**Given problem**: Only a number is wanted: how many lines in the listing contain the word "this"?

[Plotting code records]
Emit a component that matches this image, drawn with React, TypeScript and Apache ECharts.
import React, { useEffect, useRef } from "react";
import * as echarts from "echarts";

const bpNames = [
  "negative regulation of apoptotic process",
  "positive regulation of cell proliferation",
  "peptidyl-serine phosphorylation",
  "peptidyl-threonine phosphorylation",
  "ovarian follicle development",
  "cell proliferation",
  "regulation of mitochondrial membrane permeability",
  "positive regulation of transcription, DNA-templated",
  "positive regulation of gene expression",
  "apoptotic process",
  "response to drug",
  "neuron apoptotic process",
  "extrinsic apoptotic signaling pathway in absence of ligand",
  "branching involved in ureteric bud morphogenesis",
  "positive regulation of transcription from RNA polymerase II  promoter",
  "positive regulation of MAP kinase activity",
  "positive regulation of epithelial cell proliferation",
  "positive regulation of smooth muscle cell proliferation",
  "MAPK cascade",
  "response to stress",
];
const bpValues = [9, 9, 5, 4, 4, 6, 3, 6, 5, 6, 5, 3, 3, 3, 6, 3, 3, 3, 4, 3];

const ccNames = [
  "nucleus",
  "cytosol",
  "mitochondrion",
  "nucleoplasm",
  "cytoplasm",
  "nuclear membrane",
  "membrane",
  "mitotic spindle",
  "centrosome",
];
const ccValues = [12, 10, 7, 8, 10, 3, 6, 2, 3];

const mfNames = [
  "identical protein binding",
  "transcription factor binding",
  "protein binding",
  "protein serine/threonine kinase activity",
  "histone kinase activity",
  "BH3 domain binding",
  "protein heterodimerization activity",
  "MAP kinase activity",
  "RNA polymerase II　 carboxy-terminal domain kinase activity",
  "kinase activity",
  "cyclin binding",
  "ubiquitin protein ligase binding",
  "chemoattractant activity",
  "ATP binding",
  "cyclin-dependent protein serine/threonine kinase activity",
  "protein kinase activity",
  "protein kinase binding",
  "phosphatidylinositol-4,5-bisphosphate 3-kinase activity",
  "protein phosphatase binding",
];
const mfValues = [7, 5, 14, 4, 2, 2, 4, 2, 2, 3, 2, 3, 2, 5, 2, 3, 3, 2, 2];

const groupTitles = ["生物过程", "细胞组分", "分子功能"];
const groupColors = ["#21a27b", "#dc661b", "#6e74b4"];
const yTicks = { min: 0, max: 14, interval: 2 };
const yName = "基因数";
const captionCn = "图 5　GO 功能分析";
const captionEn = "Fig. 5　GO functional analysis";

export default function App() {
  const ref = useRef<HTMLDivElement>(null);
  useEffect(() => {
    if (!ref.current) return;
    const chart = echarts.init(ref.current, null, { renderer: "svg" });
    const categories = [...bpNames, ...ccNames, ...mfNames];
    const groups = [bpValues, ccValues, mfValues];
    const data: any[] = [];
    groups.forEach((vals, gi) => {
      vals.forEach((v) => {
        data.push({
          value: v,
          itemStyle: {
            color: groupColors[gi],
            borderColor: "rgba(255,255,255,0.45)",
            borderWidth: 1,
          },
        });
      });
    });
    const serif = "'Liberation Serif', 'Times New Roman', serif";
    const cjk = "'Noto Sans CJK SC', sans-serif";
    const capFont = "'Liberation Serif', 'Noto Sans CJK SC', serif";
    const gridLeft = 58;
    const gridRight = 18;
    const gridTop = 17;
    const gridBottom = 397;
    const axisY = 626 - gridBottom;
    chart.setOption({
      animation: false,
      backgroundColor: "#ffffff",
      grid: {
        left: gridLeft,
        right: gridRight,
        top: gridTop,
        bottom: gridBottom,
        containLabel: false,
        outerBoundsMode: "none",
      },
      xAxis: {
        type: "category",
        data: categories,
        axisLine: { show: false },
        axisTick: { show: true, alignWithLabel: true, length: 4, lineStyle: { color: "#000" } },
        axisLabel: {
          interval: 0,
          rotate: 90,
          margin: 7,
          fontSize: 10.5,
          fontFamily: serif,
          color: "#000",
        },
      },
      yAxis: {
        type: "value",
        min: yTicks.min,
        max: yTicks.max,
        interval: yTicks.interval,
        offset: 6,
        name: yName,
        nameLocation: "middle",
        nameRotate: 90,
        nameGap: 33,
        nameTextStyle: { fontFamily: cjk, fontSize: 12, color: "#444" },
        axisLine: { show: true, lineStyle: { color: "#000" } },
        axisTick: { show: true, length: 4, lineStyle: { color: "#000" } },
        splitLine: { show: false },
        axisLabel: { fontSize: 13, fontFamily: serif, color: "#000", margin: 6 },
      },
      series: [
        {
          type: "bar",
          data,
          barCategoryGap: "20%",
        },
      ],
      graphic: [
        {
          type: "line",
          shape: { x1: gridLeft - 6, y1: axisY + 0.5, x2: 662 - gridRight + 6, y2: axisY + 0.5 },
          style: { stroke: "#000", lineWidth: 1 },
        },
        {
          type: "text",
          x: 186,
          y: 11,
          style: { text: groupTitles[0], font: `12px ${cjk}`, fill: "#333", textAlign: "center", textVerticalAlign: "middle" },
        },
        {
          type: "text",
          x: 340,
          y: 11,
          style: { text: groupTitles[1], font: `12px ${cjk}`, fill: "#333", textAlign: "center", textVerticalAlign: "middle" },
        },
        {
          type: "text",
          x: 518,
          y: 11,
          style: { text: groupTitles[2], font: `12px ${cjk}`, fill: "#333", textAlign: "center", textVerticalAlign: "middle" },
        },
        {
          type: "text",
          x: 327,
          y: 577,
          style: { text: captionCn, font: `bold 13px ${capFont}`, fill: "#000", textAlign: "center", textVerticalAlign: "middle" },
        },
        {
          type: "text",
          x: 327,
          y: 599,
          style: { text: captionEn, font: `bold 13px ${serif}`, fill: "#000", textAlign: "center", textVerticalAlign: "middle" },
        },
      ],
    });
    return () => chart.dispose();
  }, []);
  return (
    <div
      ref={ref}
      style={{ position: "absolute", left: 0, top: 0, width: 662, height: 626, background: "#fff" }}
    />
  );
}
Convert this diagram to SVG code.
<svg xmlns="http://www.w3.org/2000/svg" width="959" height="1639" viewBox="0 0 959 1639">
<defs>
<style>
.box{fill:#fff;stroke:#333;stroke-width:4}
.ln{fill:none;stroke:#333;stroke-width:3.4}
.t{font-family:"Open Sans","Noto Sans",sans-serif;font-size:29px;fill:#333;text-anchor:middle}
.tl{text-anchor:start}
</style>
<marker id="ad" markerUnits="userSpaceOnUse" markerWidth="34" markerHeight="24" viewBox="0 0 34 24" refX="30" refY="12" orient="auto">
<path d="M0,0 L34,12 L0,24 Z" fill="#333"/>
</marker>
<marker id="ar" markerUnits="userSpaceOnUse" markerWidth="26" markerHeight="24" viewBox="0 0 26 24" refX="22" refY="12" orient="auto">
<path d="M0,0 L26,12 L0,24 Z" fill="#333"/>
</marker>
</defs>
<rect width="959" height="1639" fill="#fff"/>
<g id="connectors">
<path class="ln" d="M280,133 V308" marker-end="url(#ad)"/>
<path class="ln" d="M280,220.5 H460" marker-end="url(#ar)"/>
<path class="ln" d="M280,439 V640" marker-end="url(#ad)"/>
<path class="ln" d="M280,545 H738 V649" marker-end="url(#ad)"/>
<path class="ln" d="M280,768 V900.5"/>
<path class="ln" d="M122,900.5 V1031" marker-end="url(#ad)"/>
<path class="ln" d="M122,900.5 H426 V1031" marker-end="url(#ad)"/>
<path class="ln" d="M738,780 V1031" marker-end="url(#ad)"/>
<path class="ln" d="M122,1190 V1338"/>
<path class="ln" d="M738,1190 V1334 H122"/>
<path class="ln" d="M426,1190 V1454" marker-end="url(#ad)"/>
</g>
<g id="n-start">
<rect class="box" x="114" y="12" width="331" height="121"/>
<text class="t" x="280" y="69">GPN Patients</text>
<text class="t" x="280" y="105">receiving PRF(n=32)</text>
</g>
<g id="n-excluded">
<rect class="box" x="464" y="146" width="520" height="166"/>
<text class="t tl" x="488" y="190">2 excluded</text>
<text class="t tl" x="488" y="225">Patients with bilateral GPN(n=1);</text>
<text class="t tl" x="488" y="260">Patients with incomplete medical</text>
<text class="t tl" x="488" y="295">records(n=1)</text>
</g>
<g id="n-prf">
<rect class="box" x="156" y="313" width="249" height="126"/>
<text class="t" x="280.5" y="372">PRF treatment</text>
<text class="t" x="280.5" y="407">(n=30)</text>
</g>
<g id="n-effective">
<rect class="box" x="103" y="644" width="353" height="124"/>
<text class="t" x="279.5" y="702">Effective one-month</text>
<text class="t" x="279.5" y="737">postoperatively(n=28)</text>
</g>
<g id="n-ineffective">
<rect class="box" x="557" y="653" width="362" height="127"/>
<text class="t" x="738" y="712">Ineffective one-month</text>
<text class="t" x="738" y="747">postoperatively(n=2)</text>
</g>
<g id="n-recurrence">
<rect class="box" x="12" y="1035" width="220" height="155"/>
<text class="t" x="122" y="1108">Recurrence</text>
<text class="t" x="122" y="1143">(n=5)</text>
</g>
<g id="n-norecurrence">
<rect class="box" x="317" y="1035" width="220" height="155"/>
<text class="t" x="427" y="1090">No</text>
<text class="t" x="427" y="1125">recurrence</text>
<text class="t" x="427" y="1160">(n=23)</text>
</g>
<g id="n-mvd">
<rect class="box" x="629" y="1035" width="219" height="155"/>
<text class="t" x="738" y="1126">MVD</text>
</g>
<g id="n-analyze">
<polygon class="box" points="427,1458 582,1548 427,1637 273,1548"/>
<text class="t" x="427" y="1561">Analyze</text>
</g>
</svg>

**Task solution**: 2